Faith is born of our individual inability to satisfy, or even know our own needs at birth. Engaging us then it opens a door in almost everyone to community.

Imbedded at birth in the cocoon of individual consciousness, we learn only what we choose from what our perceptions experience, and the environment of civilization has become so diverse that no one can hope to experience its breadth. Instead we all make do with the tiny sliver from our experience to which we choose to attend, concocting a world we think we understand from the tiny glimpses we began stringing together in infancy. We all begin life as arch pragmatists: whatever yields results to our liking we learn to do. Our activities at that early physiological moment become formal determinants of eventual brain structure selecting which synapses become strong and which perish. Bereft at parturition of the organizing structures of language, individual temperaments interact with unfiltered environments to teach us directly through sensation mediated only by our internal representations, instincts and temperament.

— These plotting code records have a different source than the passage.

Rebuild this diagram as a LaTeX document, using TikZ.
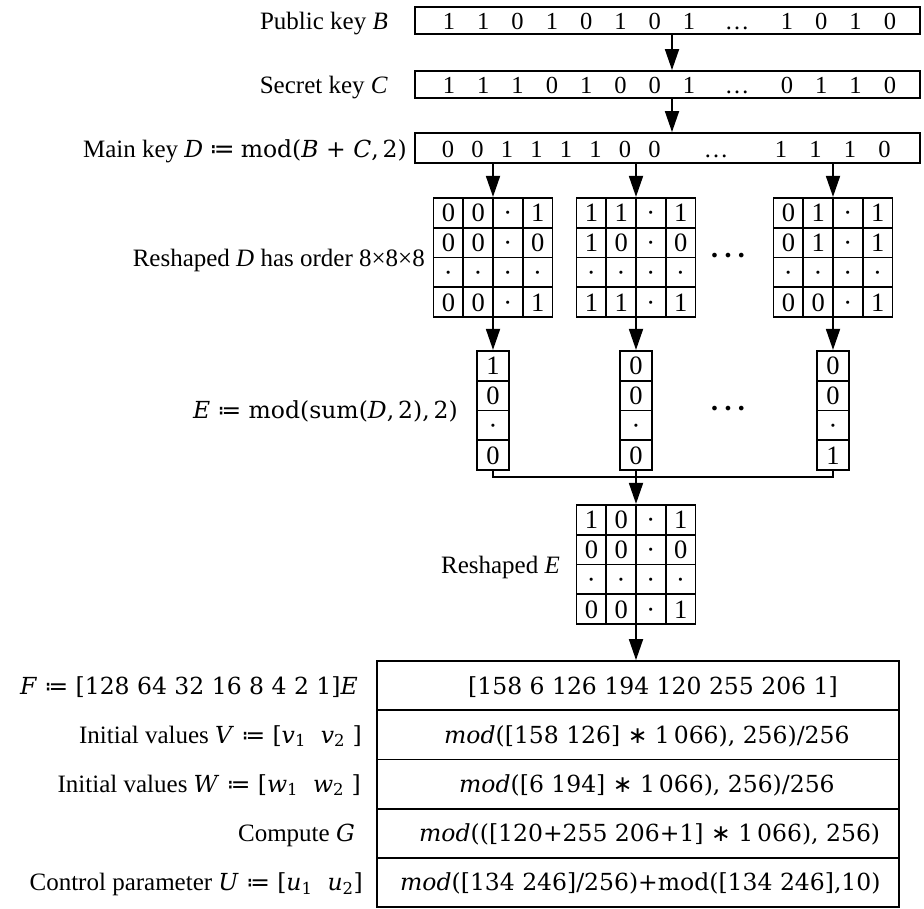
\documentclass[tikz,border=0pt]{standalone}
\usepackage{fontspec}
\setmainfont{Liberation Serif}
\newfontfamily\dv{DejaVu Serif}
\newfontfamily\dvs{DejaVu Sans}
\usetikzlibrary{arrows.meta,matrix,calc}
\newcommand\dfq{{\dvs ≔}}
\newcommand\astop{{\dvs ∗}}
\newcommand\mth{\dv\fontsize{23.5}{28}\selectfont}
\tikzset{
  lw/.style={line width=1.8pt},
  lbl/.style={anchor=base east, inner sep=0pt, font=\fontsize{25}{28}\selectfont},
  keybox/.style={draw, lw, minimum width=505pt, minimum height=27pt, inner sep=0pt},
  dig/.style={anchor=base, inner sep=0pt, font=\fontsize{24.5}{28}\selectfont},
  arr/.style={-{Triangle[length=21pt,width=14pt]}, lw},
  gridm/.style={matrix of nodes, inner sep=0pt, column sep=-1.8pt, row sep=-1.8pt,
    nodes={draw, lw, anchor=center, minimum width=29.75pt, minimum height=29.75pt,
      inner sep=0pt, text height=18pt, text depth=0pt, font=\fontsize{26.5}{28}\selectfont}},
  colm/.style={gridm, nodes={minimum width=32pt}},
  trow/.style={draw, lw, minimum width=522pt, minimum height=49.2pt, inner sep=0pt},
  ttxt/.style={anchor=base west, inner sep=0pt, font=\mth},
  ell/.style={inner sep=0pt, font=\fontsize{16}{20}\dvs}
}
\begin{document}
\begin{tikzpicture}[x=1pt,y=-1pt]
\useasboundingbox (0,0) rectangle (924,908);

% key boxes
\node[keybox] (B) at (667.5,20.5) {};
\node[keybox] (C) at (667.5,84.5) {};
\node[keybox, minimum height=30pt] (D) at (667.5,148) {};

\foreach \x/\d [count=\i] in {449/1,483.3/1,517.6/0,551.9/1,586.2/0,620.5/1,654.8/0,689.1/1,737/…,787/1,821.3/0,855.6/1,889.9/0}
  \node[dig] (b\i) at (\x,29.5) {\d};
\foreach \x/\d [count=\i] in {449/1,483.3/1,517.6/1,551.9/0,586.2/1,620.5/0,654.8/0,689.1/1,737/…,787/0,821.3/1,855.6/1,889.9/0}
  \node[dig] (c\i) at (\x,93.5) {\d};
\foreach \x/\d [count=\i] in {448/0,477.5/0,507/1,536.5/1,566/1,595.5/1,625/0,654.5/0,716/…,781/1,815.5/1,850/1,884.5/0}
  \node[dig] (d\i) at (\x,157) {\d};

\node[lbl] (lB) at (388,29) {Public key \textit{B}};
\node[lbl] (lC) at (388,93) {Secret key \textit{C}};
\node[lbl] (lD) at (407,157) {Main key {\mth\itshape D} \dfq{} {\mth mod(\textit{B} + \textit{C},\,2)}};

\coordinate (k) at (672,0);
\draw[arr] (B.south -| k) -- (C.north -| k);
\draw[arr] (C.south -| k) -- (D.north -| k);

% reshaped D
\matrix (g1) at (493,257.5) [gridm] {0&0&·&1\\0&0&·&0\\·&·&·&·\\0&0&·&1\\};
\matrix (g2) at (636,257.5) [gridm] {1&1&·&1\\1&0&·&0\\·&·&·&·\\1&1&·&1\\};
\matrix (g3) at (833,257.5) [gridm] {0&1&·&1\\0&1&·&1\\·&·&·&·\\0&0&·&1\\};
\node[ell] (e1) at (728,257.5) {•\kern4pt•\kern4pt•};
\node[lbl] (lRD) at (425,266) {Reshaped \textit{D} has order 8×8×8};

\draw[arr] (D.south -| g1) -- (g1.north);
\draw[arr] (D.south -| g2) -- (g2.north);
\draw[arr] (D.south -| g3) -- (g3.north);

% E vectors
\matrix (v1) at (493,410.5) [colm] {1\\0\\·\\0\\};
\matrix (v2) at (636,410.5) [colm] {0\\0\\·\\0\\};
\matrix (v3) at (833,410.5) [colm] {0\\0\\·\\1\\};
\node[ell] (e2) at (728,410.5) {•\kern4pt•\kern4pt•};
\node[lbl, font=\mth] (lE) at (458,418.5) {\textit{E} \dfq{} mod(sum(\textit{D},\,2),\,2)};

\draw[arr] (g1.south) -- (v1.north);
\draw[arr] (g2.south) -- (v2.north);
\draw[arr] (g3.south) -- (v3.north);

% reshaped E
\matrix (Em) at (636,564.5) [gridm] {1&0&·&1\\0&0&·&0\\·&·&·&·\\0&0&·&1\\};
\node[lbl] (lRE) at (560,573) {Reshaped \textit{E}};

\coordinate (j) at (636,477);
\draw[lw] (v1.south) -- (v1.south |- j) -- (v3.south |- j) -- (v3.south);
\draw[arr] (v2.south) -- (Em.north);

% table
\node[trow] (t1) at (638,685.6) {};
\node[trow] (t2) at (638,734.8) {};
\node[trow] (t3) at (638,784) {};
\node[trow] (t4) at (638,833.2) {};
\node[trow] (t5) at (638,882.4) {};
\draw[arr] (Em.south) -- (Em.south |- t1.north);

\node[ttxt] (x1) at (468,694) {[158 6 126 194 120 255 206 1]};
\node[ttxt] (x2) at (444,743) {\textit{mod}([158 126] \astop{} 1\,066), 256)/256};
\node[ttxt] (x3) at (459,792) {\textit{mod}([6 194] \astop{} 1\,066), 256)/256};
\node[ttxt] (x4) at (419,841.5) {\textit{mod}(([120+255 206+1] \astop{} 1\,066), 256)};
\node[ttxt] (x5) at (400,890.5) {\textit{mod}([134 246]/256)+mod([134 246],10)};

\node[lbl] (lF) at (358,694) {{\mth \textit{F} \dfq{} [128 64 32 16 8 4 2 1]\textit{E}}};
\node[lbl] (lV) at (362,743) {Initial values {\mth \textit{V} \dfq{} [\textit{v}\textsubscript{1}\ \ \textit{v}\textsubscript{2} ]}};
\node[lbl] (lW) at (361,792) {Initial values {\mth \textit{W} \dfq{} [\textit{w}\textsubscript{1}\ \ \textit{w}\textsubscript{2} ]}};
\node[lbl] (lG) at (355,841.5) {Compute {\mth\itshape G}};
\node[lbl] (lU) at (363,890.5) {Control parameter {\mth \textit{U} \dfq{} [\textit{u}\textsubscript{1}\ \ \textit{u}\textsubscript{2}]}};
\end{tikzpicture}
\end{document}
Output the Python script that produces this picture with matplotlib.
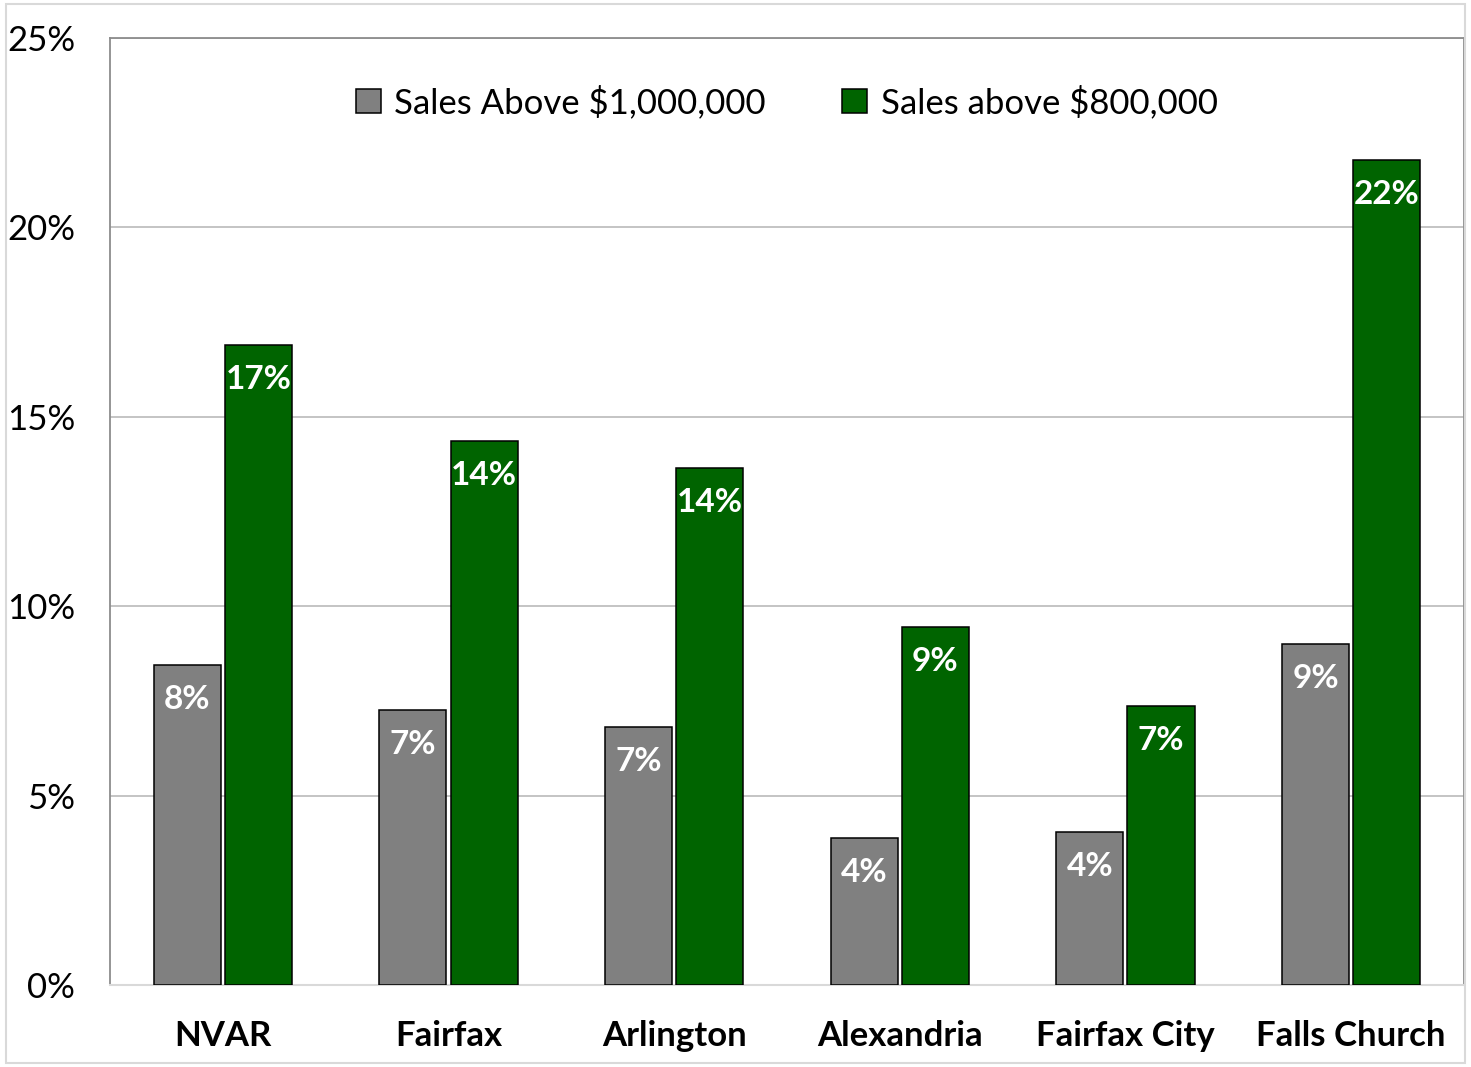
import matplotlib.pyplot as plt
import numpy as np

# Datos
regions = ['NVAR', 'Fairfax', 'Arlington', 'Alexandria', 'Fairfax City', 'Falls Church']
above_1m = [8.45, 7.26, 6.81, 3.88, 4.04, 9.0]
above_800k = [16.9, 14.36, 13.65, 9.45, 7.37, 21.78]
series_names = ['Sales Above $1,000,000', 'Sales above $800,000']
yticks = [0, 5, 10, 15, 20, 25]

plt.rcParams['font.family'] = ['Lato', 'DejaVu Sans']

fig = plt.figure(figsize=(14.71, 10.67), dpi=100)
ax = fig.add_axes([0.0748, 0.0769, 0.9204, 0.8875])

x = np.arange(len(regions))
w = 0.297
gap = 0.009
b1 = ax.bar(x - w/2 - gap, above_1m, w, color='#808080', edgecolor='black', linewidth=1.1,
            label=series_names[0], zorder=3)
b2 = ax.bar(x + w/2 + gap, above_800k, w, color='#006400', edgecolor='black', linewidth=1.1,
            label=series_names[1], zorder=3)

# Etiquetas de valor
for bars, vals in [(b1, above_1m), (b2, above_800k)]:
    for r, v in zip(bars, vals):
        ax.annotate(f'{round(v):.0f}%', (r.get_x() + r.get_width()/2, v),
                    xytext=(0, -25), textcoords='offset points', ha='center', va='center',
                    color='white', fontsize=24, fontweight='bold', zorder=4)

ax.set_xlim(-0.5, len(regions) - 0.5)
ax.set_ylim(0, 25)
ax.set_yticks(yticks)
ax.set_yticklabels([f'{t}%' for t in yticks], fontsize=25)
ax.set_xticks(x)
ax.set_xticklabels(regions, fontsize=25, fontweight='bold')
ax.tick_params(axis='both', length=0)
ax.tick_params(axis='y', pad=25)
ax.tick_params(axis='x', pad=25)
ax.grid(axis='y', color='#bfbfbf', linewidth=1.3, zorder=0)

for s in ['left', 'top', 'right']:
    ax.spines[s].set_color('#8c8c8c')
    ax.spines[s].set_linewidth(1.3)
ax.spines['bottom'].set_color('#d9d9d9')
ax.spines['bottom'].set_linewidth(1.5)

ax.legend(loc='upper center', ncol=2, frameon=False, fontsize=25, handlelength=0.7,
          handleheight=0.7, handletextpad=0.4, columnspacing=2.2, bbox_to_anchor=(0.5, 0.983))

# Borde exterior
fig.patches.append(plt.Rectangle((0.004, 0.004), 0.992, 0.992, transform=fig.transFigure,
                                 fill=False, edgecolor='#d9d9d9', linewidth=1.5))

fig.savefig('out.png', dpi=100)
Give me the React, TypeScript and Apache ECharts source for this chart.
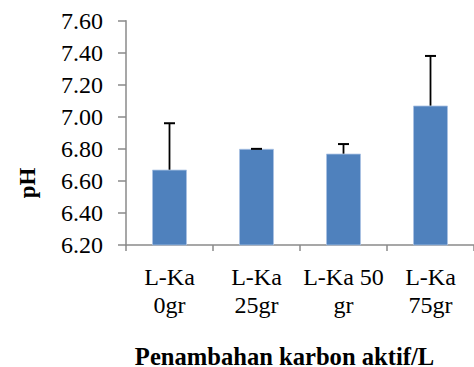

This bewildering existence is overwritten by the order language immediately begins to imprint once it becomes available.

Any individual is inherently limited in experience by the singular finitude of their exposure. Language affords the possibility of second hand exposure limited only by our actual waking time.

We trade our initial somatically mediated sensory connection to the world with relish for the representational clarity that linguistic order affords but in doing so leave ourselves open to the depredations of symbolic manipulation. Not only lies, but also the whole of rhetoric exist to hijack our motives. Rhetorical constructs like Man vs. Nature are pragmatically useless, unimaginable without language; to a baby, man and nature are a continuum called mom. She is the singular focus of undifferentiated want. As consciousness develops, and language organizes our perceptions, understanding reaches beyond her to an expanding human and material environment with its’ attendant opportunities and risks. The risks are mitigated, and opportunities framed by cultural innovations that conserve the group, institutions that define the community, and equally by that innate, genetic sociability that makes us human. The categories language defines are often used manipulatively to impose an order on perception that serves the orator rather than the audience; constructions like man vs. nature may be used to elucidate or obfuscate. The only protections we have from the manipulations to which language subjects us are our social instincts and the evolved pressures of community expectation, that is, civilization.

Linguistic knowledge is amoral unlike direct experience where cause and effect are laid bare. Once choices are mediated through language we are dependant on cultural forces for the existence of norms. We are socialized, whether we like it or not a part of a community.